Code J What it detects
S1 J4 intent mismatch: the name claims to verify X, the assertion checks Y or a trivial property
S2 J4 irrelevant oracle: asserts a property unrelated to the behavior under test
S3 J2 plausible-but-wrong expected value (off-by-one, wrong rounding); deeper than case 18
S4 J4 the oracle cannot tell correct from a likely bug (len(result) == 3 when the bug also yields three)
S5 J3 tests the framework, not the code (a dict stores a key, the ORM returns what was saved)
S6 J4 happy-path only against a stated contract that promises error handling
S7 J2 expected value lifted from the output (a pasted dict, a captured response)
S8 J3 the mock's return reaches the assertion through an indirection
S9 J2 self-fulfilling arrangement: arranges the exact state it then asserts
S10 J4 asserts the log, not the effect the message describes
S11 J4 negative-only assertion on a security filter (secret not in output) with no paired positive
S12 J3 patches core logic instead of an external edge (deeper than case 10)
S13 J6 passes only via shared state a sibling set up, across files the AST cannot prove
S14 J2 recorded model output as the oracle: asserts == against a snapshotted LLM/model result, so green means the model still emits what it once emitted, not that it is correct
S15 J6 hand-rolled retry/poll loop masking flakiness: passes if any attempt succeeds (only the swallow-and-pass form; a retry that re-raises on exhaustion is a sanctioned settle, not flagged)

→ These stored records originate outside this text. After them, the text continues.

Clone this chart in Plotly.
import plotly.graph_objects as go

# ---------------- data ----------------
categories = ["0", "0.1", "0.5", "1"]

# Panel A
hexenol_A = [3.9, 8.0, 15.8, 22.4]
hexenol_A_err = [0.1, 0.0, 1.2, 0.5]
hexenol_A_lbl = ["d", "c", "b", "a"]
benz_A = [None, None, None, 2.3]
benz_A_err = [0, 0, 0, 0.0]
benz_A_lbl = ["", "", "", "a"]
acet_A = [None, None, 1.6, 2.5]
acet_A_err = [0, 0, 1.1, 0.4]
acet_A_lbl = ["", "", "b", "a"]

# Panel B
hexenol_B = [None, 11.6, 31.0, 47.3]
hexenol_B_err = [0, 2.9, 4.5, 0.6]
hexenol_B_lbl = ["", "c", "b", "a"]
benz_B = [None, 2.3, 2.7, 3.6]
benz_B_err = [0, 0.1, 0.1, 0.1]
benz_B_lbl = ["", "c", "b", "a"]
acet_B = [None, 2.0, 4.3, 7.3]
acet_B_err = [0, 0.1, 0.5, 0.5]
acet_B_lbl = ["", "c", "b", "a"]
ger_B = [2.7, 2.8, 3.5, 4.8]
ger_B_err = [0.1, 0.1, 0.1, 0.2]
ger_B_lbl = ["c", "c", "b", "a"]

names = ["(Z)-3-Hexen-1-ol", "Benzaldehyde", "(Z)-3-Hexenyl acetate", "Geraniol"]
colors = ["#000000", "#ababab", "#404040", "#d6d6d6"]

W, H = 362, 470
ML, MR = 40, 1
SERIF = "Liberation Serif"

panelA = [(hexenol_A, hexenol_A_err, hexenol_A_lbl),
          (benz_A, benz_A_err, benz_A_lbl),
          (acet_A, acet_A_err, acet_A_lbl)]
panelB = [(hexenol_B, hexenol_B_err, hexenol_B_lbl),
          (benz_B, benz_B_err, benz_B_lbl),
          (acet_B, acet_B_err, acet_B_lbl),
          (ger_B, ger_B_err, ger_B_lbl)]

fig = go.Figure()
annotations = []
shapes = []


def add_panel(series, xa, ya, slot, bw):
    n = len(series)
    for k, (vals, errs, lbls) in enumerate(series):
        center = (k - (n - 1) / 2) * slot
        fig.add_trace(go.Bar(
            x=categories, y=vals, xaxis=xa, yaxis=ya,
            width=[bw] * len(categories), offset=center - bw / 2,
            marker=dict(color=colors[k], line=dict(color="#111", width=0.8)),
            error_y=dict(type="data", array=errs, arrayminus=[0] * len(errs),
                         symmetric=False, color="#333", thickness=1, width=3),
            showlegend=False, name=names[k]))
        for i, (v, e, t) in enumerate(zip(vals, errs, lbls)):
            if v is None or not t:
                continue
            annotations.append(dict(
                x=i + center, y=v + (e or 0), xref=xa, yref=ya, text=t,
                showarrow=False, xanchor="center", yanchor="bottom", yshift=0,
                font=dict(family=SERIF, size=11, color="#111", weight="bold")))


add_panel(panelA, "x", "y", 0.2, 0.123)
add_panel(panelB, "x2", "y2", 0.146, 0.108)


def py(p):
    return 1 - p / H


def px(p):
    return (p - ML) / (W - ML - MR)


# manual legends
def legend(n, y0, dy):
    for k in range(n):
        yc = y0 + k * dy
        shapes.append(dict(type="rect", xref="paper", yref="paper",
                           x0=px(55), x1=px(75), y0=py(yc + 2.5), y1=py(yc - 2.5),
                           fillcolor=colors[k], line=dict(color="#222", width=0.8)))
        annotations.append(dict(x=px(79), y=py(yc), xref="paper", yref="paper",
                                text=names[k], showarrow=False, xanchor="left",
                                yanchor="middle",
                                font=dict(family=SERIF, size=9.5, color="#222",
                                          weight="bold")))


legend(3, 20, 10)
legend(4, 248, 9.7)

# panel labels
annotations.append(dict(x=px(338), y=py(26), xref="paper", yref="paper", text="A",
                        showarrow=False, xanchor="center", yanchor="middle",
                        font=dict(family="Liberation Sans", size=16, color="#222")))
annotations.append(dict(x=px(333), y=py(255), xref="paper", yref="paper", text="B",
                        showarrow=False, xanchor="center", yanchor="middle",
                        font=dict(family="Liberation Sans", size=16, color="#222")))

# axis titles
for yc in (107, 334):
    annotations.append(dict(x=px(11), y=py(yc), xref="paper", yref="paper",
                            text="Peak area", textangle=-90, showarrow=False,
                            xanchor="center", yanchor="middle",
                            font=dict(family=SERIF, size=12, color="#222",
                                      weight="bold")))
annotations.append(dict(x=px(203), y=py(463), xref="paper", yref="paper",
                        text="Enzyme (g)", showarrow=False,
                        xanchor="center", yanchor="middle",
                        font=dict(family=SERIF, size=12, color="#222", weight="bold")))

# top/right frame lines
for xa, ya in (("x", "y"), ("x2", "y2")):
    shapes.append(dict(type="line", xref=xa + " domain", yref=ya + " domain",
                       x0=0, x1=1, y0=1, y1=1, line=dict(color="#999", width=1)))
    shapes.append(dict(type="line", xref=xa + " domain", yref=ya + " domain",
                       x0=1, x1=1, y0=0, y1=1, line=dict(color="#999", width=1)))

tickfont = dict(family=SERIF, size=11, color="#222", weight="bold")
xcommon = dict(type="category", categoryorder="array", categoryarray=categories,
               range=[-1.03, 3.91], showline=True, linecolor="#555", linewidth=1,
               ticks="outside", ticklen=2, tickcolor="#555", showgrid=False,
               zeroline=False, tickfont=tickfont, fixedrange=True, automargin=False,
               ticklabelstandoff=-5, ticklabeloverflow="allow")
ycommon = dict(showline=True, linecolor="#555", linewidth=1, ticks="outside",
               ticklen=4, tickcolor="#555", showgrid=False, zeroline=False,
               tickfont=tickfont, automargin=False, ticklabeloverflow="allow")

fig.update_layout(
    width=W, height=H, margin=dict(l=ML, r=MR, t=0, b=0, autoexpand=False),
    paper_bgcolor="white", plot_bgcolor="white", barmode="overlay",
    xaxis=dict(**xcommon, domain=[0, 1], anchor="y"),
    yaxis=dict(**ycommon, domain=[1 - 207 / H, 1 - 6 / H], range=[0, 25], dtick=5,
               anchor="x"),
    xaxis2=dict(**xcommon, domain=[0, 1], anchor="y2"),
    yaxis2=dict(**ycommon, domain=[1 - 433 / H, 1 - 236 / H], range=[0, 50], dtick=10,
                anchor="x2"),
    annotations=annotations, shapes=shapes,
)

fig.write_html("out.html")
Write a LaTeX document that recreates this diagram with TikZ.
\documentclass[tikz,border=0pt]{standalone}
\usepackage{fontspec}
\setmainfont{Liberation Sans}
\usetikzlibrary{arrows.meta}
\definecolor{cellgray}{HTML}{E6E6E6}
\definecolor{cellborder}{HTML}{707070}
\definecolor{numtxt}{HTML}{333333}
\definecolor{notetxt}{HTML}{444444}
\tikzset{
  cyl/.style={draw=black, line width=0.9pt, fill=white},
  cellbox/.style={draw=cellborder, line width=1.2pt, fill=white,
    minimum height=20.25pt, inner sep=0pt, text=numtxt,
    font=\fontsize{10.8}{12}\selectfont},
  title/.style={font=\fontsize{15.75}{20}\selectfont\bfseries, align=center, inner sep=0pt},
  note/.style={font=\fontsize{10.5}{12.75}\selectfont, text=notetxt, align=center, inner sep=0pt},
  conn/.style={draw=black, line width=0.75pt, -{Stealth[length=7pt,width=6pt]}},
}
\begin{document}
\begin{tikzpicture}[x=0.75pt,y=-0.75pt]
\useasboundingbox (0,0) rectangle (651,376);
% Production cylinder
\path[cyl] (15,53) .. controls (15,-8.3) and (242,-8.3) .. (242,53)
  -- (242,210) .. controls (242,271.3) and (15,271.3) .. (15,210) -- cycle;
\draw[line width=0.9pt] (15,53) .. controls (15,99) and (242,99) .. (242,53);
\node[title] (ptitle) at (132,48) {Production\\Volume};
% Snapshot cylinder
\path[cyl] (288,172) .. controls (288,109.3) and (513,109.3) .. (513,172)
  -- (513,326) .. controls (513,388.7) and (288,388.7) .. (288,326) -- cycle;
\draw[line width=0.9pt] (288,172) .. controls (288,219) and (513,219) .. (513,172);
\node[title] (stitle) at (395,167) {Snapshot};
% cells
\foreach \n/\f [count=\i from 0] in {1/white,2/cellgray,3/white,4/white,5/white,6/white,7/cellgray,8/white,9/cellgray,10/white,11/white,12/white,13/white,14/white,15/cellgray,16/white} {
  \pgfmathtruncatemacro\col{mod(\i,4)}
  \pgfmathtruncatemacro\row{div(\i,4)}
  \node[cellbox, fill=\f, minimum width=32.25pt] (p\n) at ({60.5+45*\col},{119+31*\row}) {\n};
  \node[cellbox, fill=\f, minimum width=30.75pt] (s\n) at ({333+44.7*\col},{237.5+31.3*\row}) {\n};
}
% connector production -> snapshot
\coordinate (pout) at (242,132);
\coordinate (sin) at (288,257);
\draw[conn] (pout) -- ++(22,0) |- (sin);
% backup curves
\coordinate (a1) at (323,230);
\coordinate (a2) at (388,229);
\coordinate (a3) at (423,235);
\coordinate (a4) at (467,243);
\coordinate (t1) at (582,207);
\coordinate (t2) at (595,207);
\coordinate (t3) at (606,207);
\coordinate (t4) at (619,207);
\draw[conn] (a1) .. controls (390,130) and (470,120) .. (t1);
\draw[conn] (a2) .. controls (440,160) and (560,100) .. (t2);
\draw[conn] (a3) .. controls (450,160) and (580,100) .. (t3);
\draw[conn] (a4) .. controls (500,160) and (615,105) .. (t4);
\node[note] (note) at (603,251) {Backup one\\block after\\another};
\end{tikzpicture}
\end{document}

S16 J4 call-verification as the sole oracle: the only check is that a collaborator was called (assert_called_once/toHaveBeenCalled), with no assertion on the unit's return value or state
S17 J4 exception-path oracle blindness: a broad pytest.raises(Exception) / toThrow() claims the SUT's documented raise, but goes green when the error comes from a typo in arrange and the SUT line never runs (HIGH)
S18 J3 contract-impossible stub value: an edge collaborator is stubbed to return a value its real contract can never emit, so the green proves a branch unreachable in production while the real defect is untouched (LOW)
S21 J2 self-judging LLM/agent assertion: the oracle is a live model call (judge_llm, an embedding-similarity threshold, an agent grading its own transcript), circular and sharing the generator's blind spots (LOW)

Look-alikes: do NOT flag

  • A deliberately narrow unit test whose scope the spec confirms (S6 needs a stated broader contract).
  • A constant the spec genuinely endorses (not S3).
  • A sanitizer test that already pairs the negative check with a positive one (not S11).
  • A mock on a genuine external edge: DB, network, clock (not S12).
  • A test whose shared state is reset by an autouse / beforeEach teardown (not S13).
  • A pytest.raises(SpecificError, match=...) bound to the SUT line (not S17).
  • A stub fed a value the collaborator's contract can actually return (not S18).
  • A deterministic rubric, a structural validator, or a frozen human-labeled judge set instead of a live model verdict (not S21).